Sandra Jones: official story is he puked and I took care of him but yes. Yes I did. F—
DR: [Sandra] what are you doing????????
Sandra Jones: Oh and apparently [another student] is coming over so nothing happened everything’s fine …”
None of those texts was allowed in the “hearing” the college conducted. Doe was held responsible based solely on a story that was made up and refuted by evidence that was never allowed to be presented. He was kicked off campus, and an email was sent to the entire student body stating he was found responsible and not allowed on campus. While the email did not state his name, it was very clear by campus chatter who he was. He was stripped of his rights with no recourse.
“Control the Controllables.” That is what Grant Neal’s grandmother tells him on the days he is not strong enough to keep going. A very strong support system that fills in the gaps is the inspiration for him to not give up the fight. He is trying to get back to college after a bold black mark was placed on his transcripts. That black mark? Title IX disciplinary action.
Grant Neal’s case is one that you may have heard of and is now poised to be a landmark case as he is the first to take on the Office for Civil Rights, the Department of Education and the Obama administration.
Neal’s case is different. There is no grey area. He took a young woman out on a date. They proceeded to have intercourse. The next day someone noticed a hickey on the woman’s neck and reported a violent rape occurred. According to court documents, the presumption of rape was made by a third party due to Neal’s “status as a high profile football player.”
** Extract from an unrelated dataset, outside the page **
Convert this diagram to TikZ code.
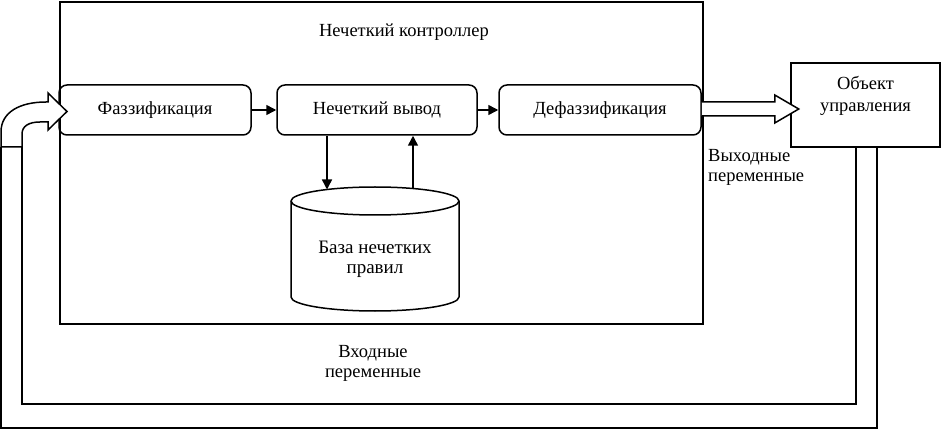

After a faulty process, accusations of conflict of interest on the part of Colorado State University, Pueblo, and changes in testimony — and despite the fact that Jane Doe has since day one insisted she was not raped — Neal was found responsible. He was removed from campus, he lost his football and wrestling scholarships, and no other college will admit him with the black mark on his transcripts.
During my conversation with Neal, he said, “I am not afraid to stand up and fight for this issue. There are so many who either don’t have the ability or the strength to go through this process. I will fight for them too.”
Before this, Neal had a 3.67 GPA and was pursuing a pre-med degree. He was excelling in all of his classes and handling the twists and turns of college life exceptionally.
Now he has a job and is doing what he can while he waits for the call that the wheels of justice have finally gotten out of the mud and decided to turn. Neal is keeping himself in shape in the hopes that he will be able to rejoin his teammates playing the sports he loves
As I start to conclude this series, I feel as though I should address some feedback I have received.
The most commonly asked question is, “Why are you doing this? Do you have a son or someone personally affected?” The answer is no. I actually have two daughters, ages 20 and 15.
I decided to write this series after reading 160 case files of situations like those mentioned in each part of the series. I spoke with these young men and their attorneys, much more than I could ever write about in this forum. The pain that they have been through is real. Depression, suicide, PTSD, anxiety — these are the result of being put through the process, and no one person’s pain is less or more than another’s. We should not be silent about this. It is clearly a systematic failure on the part of colleges because they simply are not equipped to deal with this much power over young people’s lives. As I have stated before, while they might not hold students’ actual freedom in their hands, they do hold their futures in their hands.
In some colleges, the Title IX coordinator has only eight hours of training. I was contacted by a student at the University of Minnesota with his concerns that these cases on his campus will be adjudicated by a panel of three students. This is not a mock trial. This is real life. Students and officials trained for eight hours do not have the capacity to collect evidence, conduct investigations and cross-examine. I would bet that the majority have never even read the Constitution in its entirety. How can they be the ones determining these young people’s futures?